Sobre todo en la especialización, algo para lo que la música de cámara es fundamental. “La ESMRS otorgó a nuestra especialidad un papel central en la educación integral del músico profesional de alto nivel. Ha labrado una cantera local de músicos que, tras consolidar carreras internacionales, se convierten ahora, para las nuevas generaciones, en modelos cercanos que estimulan la convicción de que desde aquí, con una educación superior bien planteada, también podemos sacar adelante un tejido estable y sostenible de grandes agrupaciones de cámara, aparte de instrumentistas, cantantes, intérpretes o docentes”. Sierra cree, en ese sentido, que España, desde que existe la institución donde se formó, “ha contribuido a redibujar así el mapa europeo de la educación y la interpretación musical”.

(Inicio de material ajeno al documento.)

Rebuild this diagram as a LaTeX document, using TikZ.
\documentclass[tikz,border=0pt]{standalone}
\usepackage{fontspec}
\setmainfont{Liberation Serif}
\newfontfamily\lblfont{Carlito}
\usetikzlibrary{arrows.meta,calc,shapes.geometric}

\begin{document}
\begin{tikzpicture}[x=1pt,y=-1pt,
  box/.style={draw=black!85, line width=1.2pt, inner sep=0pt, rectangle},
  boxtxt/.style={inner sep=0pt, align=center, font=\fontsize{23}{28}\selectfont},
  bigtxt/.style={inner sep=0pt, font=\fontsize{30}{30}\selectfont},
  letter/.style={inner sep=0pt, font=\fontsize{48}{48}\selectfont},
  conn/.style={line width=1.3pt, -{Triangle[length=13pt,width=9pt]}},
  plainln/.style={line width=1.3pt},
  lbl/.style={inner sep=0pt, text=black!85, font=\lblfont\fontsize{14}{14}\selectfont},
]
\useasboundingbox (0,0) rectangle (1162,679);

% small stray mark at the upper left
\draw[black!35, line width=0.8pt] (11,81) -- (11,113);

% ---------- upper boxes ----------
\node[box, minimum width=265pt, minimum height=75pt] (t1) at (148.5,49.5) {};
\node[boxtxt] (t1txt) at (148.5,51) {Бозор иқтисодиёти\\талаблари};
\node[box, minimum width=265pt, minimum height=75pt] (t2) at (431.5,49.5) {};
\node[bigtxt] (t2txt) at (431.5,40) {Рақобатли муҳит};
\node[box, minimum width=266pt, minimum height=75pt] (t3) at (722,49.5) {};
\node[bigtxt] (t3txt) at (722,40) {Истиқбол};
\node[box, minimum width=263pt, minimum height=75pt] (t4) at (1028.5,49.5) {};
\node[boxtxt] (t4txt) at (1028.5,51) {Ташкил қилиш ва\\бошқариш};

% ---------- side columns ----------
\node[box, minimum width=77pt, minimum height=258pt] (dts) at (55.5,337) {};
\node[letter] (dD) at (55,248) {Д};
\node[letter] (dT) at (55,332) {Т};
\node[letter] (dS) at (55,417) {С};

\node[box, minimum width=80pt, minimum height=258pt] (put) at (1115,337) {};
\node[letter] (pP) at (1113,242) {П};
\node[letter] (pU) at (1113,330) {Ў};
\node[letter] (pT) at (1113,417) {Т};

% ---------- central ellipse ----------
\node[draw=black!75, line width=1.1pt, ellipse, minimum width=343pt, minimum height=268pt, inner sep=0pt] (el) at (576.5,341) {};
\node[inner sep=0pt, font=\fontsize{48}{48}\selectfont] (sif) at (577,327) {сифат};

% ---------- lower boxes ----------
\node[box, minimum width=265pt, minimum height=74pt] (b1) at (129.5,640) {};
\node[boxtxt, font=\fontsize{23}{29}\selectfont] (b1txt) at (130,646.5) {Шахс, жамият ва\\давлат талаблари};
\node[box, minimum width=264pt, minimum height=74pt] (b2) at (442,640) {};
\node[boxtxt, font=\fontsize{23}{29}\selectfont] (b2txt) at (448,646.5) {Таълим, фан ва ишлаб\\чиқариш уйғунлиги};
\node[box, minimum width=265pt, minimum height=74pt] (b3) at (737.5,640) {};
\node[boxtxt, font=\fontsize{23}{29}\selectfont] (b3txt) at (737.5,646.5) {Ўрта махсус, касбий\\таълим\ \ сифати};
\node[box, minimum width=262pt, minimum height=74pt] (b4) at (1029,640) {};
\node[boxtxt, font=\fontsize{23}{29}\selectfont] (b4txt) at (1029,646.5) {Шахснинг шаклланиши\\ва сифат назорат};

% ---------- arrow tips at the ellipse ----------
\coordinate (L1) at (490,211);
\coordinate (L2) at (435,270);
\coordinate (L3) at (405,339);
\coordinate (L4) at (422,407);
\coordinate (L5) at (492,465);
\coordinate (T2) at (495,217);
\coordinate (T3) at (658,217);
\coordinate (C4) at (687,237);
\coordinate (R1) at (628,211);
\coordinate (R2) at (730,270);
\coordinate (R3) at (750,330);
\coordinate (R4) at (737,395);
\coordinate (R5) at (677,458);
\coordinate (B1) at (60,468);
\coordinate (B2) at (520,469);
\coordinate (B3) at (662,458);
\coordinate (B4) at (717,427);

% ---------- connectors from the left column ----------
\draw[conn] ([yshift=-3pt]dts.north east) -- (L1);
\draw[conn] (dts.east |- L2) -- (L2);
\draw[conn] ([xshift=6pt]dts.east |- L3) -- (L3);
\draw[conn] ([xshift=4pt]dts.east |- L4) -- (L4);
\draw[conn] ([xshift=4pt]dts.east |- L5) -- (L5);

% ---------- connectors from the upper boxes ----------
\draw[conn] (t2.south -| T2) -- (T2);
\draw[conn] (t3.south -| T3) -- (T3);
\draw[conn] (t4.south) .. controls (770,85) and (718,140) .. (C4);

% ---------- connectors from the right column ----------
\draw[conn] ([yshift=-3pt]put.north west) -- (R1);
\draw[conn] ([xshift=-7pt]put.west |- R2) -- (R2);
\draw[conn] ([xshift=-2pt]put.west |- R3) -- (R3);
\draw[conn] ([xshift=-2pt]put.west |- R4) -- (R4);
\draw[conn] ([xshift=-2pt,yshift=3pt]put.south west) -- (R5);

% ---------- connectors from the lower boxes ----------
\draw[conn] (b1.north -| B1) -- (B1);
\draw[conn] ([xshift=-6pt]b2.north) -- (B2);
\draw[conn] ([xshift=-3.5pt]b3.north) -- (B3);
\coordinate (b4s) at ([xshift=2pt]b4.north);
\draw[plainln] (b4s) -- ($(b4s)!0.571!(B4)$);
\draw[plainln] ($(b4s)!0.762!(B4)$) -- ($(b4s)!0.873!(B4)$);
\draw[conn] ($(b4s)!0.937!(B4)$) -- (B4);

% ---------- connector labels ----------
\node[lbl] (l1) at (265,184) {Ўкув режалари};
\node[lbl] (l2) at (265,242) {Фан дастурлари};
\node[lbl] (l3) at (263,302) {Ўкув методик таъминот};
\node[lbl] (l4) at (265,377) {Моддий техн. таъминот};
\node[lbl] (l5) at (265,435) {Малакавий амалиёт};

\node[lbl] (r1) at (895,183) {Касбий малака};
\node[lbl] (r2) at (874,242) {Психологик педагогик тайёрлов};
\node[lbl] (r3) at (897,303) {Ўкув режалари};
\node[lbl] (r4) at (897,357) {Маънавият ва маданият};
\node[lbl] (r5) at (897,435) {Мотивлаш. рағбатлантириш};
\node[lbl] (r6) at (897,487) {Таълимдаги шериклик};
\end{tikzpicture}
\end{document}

Esa era la intención primigenia de Paloma O’Shea. En ello creyeron sus cómplices de los inicios. A ello se han sumado los 90 profesores que componen hoy el plantel de la escuela y las 70 personas que trabajan en el centro. El 30º aniversario de su creación ha obligado a su fundadora a hacer balance. La primera gira que ha realizado la orquesta de alumnos y que los ha llevado junto a su titular, el colombiano Andrés Orozco-Estrada, por Austria, Hungría y Eslovaquia dio mucho que pensar a su fundadora: “Cuando veía a los chicos en el Musikverein de Viena, donde se celebra cada año el concierto de Año Nuevo, pensaba en los cuatro garajes donde empezamos. Sin duda, ha valido la pena. Y entendí perfectamente cuando me dicen una frase que me encanta: ‘Paloma, para nosotros, la escuela es buen rollo”.